1つのセクターに集中すると、その業界全体が不調になったときにダメージが大きくなります。複数のセクターに分散することをおすすめします。
2025年の人気高配当銘柄
野村證券の買付ランキング(2025年)によると、以下の銘柄が人気です。
| 順位 | 銘柄 | セクター |
|---|---|---|
| 1位 | 三菱UFJフィナンシャル・グループ | 金融 |
| 2位 | NTT | 通信 |
| 3位 | トヨタ自動車 | 自動車 |
配当利回りランキング上位には、商船三井(6%超)などの海運株も入っていますが、業績変動が大きいため注意が必要です。
米国高配当ETFという選択肢
個別株選びが難しいと感じる方には、米国高配当ETFがおすすめです。
主要な高配当ETF比較
| ETF | 配当利回り | 経費率 | 特徴 |
|---|---|---|---|
| VYM | 約2.4% | 0.06% | 約400銘柄に分散、トータルリターン重視 |
| HDV | 約3.3% | 0.08% | 財務健全な約75銘柄、安定志向 |
| SPYD | 約4.6% | 0.07% | S&P500高配当上位80社、利回り最優先 |
どれを選ぶ?
- トータルリターン重視 → VYM
- 安定・守り重視 → HDV
- 配当利回り最優先 → SPYD
VYMは配当利回りでは最も低いですが、3年トータルリターンでは最も高い成績を収めています。
高配当株投資のメリット・デメリット
- 定期的な配当収入が得られる
- 株価が下がっても配当があれば心理的に持ちやすい
- 新NISAで配当金が非課税
- インカムゲインで生活費の足しにできる
- 減配・無配リスクがある
- 成長株に比べて株価上昇が限定的
- 銘柄選びが難しい
- 高利回りの罠にはまりやすい
インデックス投資との使い分け
インデックス投資と高配当株投資、どっちがいいですか?
目的によって使い分けるのがおすすめです。
| 目的 | おすすめ |
|---|---|
| 資産を最大化したい | インデックス投資 |
| 定期的な収入が欲しい | 高配当株投資 |
| 両方 | インデックス + 高配当を組み合わせ |
資産形成の「コア」はインデックス投資、「サテライト」として高配当株を組み合わせる方法もあります。
よくある質問
日本株の場合、多くの企業が年2回(中間・期末)配当を出します。権利確定日に株式を保有していれば、約2〜3ヶ月後に配当金が振り込まれます。米国株は年4回(四半期配当)の企業が多いです。
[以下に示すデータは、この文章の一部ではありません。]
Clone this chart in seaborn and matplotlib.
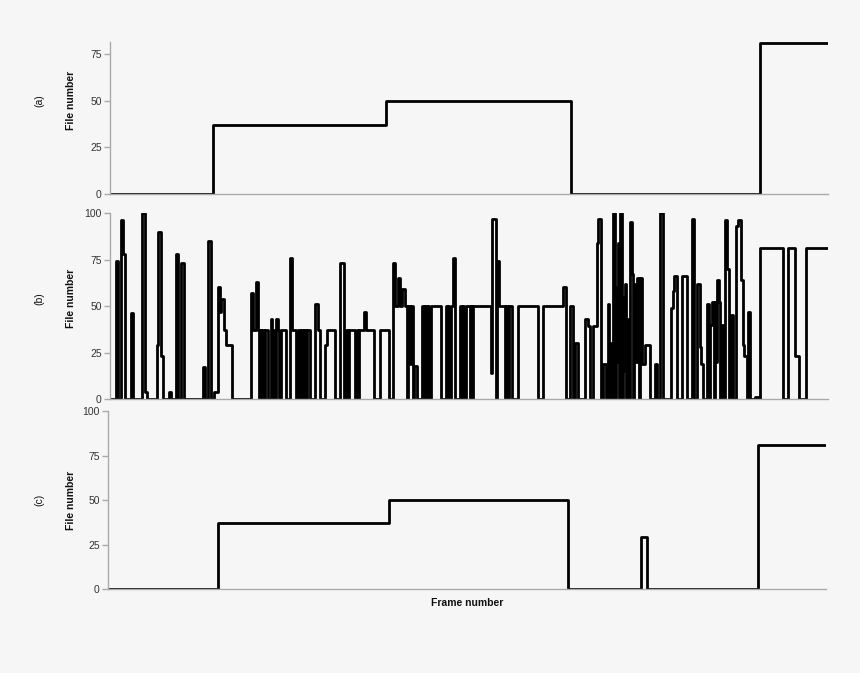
import matplotlib
matplotlib.use('Agg')
import matplotlib.pyplot as plt
import seaborn as sns
import pandas as pd

# данные: кадр, с которого начинается шаг, и номер файла
a_frames = [0, 103, 276, 461, 650, 718]
a_values = [0, 37, 50, 0, 81, 81]

b_frames = [0, 6, 8, 11, 13, 15, 21, 23, 32, 35, 37, 47, 48, 51, 53, 59, 61, 66, 68, 71, 74,
            93, 95, 98, 101, 104, 108, 110, 111, 114, 116, 122,
            141, 143, 146, 148, 149, 150, 151, 152, 154, 155, 158, 161, 162, 163, 164, 166, 168, 169,
            171, 176, 180, 182, 186, 188, 190, 191, 193, 194, 196, 197, 200, 205, 208, 210, 215, 217,
            225, 230, 234, 236, 238, 239, 245, 247, 248, 249, 254, 256, 264, 270, 279, 283, 285,
            288, 290, 292, 295, 297, 298, 300, 301, 303, 304, 307, 312, 314, 315, 317, 318, 319, 321,
            331, 336, 337, 338, 339, 341, 343, 345, 350, 352, 353, 354, 356, 360, 361, 362, 363,
            381, 382, 386, 387, 389, 395, 396, 398, 399, 402, 408, 428, 433, 453, 456, 460, 463, 465, 468,
            475, 478, 480, 483, 487, 488, 491, 493, 496, 498, 499, 501, 502, 503, 505, 506, 507, 508, 509,
            510, 512, 513, 514, 515, 516, 517, 518, 520, 522, 523, 524, 526, 527, 529, 530, 532, 535, 540,
            545, 547, 550, 553, 561, 563, 564, 567, 572, 577, 582, 584, 587, 590, 591, 593, 597, 599, 600,
            602, 604, 605, 606, 607, 609, 610, 612, 613, 615, 617, 619, 621, 623, 626, 628, 631, 633, 634,
            637, 638, 640, 645, 648, 650, 673, 678, 685, 689, 696, 718]
b_values = [0, 74, 0, 96, 78, 0, 46, 0, 100, 4, 0, 29, 90, 23, 0, 4, 0, 78, 0, 73, 0,
            17, 0, 85, 0, 4, 60, 47, 54, 37, 29, 0,
            57, 37, 63, 37, 0, 37, 0, 37, 0, 37, 0, 43, 0, 37, 0, 43, 37, 0,
            37, 0, 76, 37, 0, 37, 0, 37, 0, 37, 0, 37, 0, 51, 37, 0, 29, 37,
            0, 73, 0, 37, 0, 37, 0, 37, 0, 37, 47, 37, 0, 37, 0, 73, 50,
            65, 50, 59, 50, 0, 50, 19, 50, 0, 18, 0, 50, 0, 50, 0, 50, 0, 50,
            0, 50, 0, 50, 0, 50, 76, 0, 50, 0, 50, 0, 50, 0, 50, 0, 50,
            14, 97, 0, 74, 50, 0, 50, 0, 50, 0, 50, 0, 50, 60, 0, 50, 0, 30, 0,
            43, 39, 0, 39, 84, 97, 0, 19, 0, 51, 0, 30, 0, 100, 0, 60, 20, 84, 0,
            100, 0, 55, 15, 62, 0, 43, 0, 95, 67, 0, 62, 20, 65, 0, 65, 19, 29, 0,
            19, 0, 100, 0, 49, 58, 66, 0, 66, 0, 97, 0, 62, 28, 19, 0, 51, 0, 40,
            52, 0, 52, 20, 64, 52, 0, 40, 0, 96, 70, 0, 45, 0, 93, 96, 64, 29, 23,
            0, 47, 0, 1, 0, 81, 0, 81, 23, 0, 81, 81]

c_frames = [0, 110, 281, 460, 533, 539, 650, 718]
c_values = [0, 37, 50, 0, 29, 0, 81, 81]

panel_names = ['(a)', '(b)', '(c)']
a_ticks = [0, 25, 50, 75]
bc_ticks = [0, 25, 50, 75, 100]

bg = '#f6f6f6'
sns.set_theme(style='ticks')
plt.rcParams['font.family'] = ['Liberation Sans', 'DejaVu Sans']

fig = plt.figure(figsize=(8.6, 6.73), dpi=100, facecolor=bg)

# [left, bottom, width, height] для каждой панели
boxes = [[0.128, 0.7117, 0.835, 0.2259],
         [0.128, 0.4071, 0.835, 0.2764],
         [0.1256, 0.1248, 0.835, 0.2645]]
series = [(a_frames, a_values, (0, 81.5), a_ticks),
          (b_frames, b_values, (0, 100), bc_ticks),
          (c_frames, c_values, (0, 100), bc_ticks)]
label_y = [0.851, 0.557, 0.257]

for box, (fr, vals, ylim, ticks), name, ly in zip(boxes, series, panel_names, label_y):
    ax = fig.add_axes(box)
    ax.set_facecolor(bg)
    df = pd.DataFrame({'frame': fr, 'file': vals})
    sns.lineplot(data=df, x='frame', y='file', ax=ax, color='black', linewidth=2.0,
                 drawstyle='steps-post', estimator=None, sort=False)
    ax.set_xlim(0, 718)
    ax.set_ylim(*ylim)
    ax.set_yticks(ticks)
    ax.set_xticks([])
    ax.set_xlabel('')
    ax.set_ylabel('')
    for s in ['top', 'right']:
        ax.spines[s].set_visible(False)
    for s in ['left', 'bottom']:
        ax.spines[s].set_color('#aaaaaa')
        ax.spines[s].set_linewidth(1.0)
    ax.tick_params(axis='y', colors='#aaaaaa', labelcolor='#333333', labelsize=7.5,
                   length=4, width=1, pad=2)
    fig.text(0.083, ly, 'File number', rotation=90, ha='center', va='center',
             fontsize=7.5, fontweight='bold', color='#111111')
    fig.text(0.046, ly, name, rotation=90, ha='center', va='center',
             fontsize=7.5, color='#111111')

fig.text(0.543, 0.104, 'Frame number', ha='center', va='center',
         fontsize=7.5, fontweight='bold', color='#111111')

fig.savefig('out.png', dpi=100, facecolor=bg)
目的によって使い分けるのがおすすめです。資産を最大化したいならインデックス投資、定期的な収入が欲しいなら高配当株投資が向いています。両方を組み合わせる方法もあります。
新NISAで高配当株を保有すると、配当金にかかる約20%の税金が非課税になります。配当利回り4%の株なら、年間の手取り配当が約25%増える計算です。インカムゲインを重視する方には大きなメリットです。
まとめ
高配当株投資は魅力的ですが、配当利回りだけで選ぶと失敗します。
- 利回りが高すぎる銘柄は株価下落の可能性
- 財務健全性と連続増配をチェック
- セクター分散も重要
- 個別株が難しければ米国高配当ETF
- インデックス投資との併用も有効
※本記事は情報提供を目的としており、特定の金融商品の購入を推奨するものではありません。投資に関する最終決定は、ご自身の判断と責任において行ってください。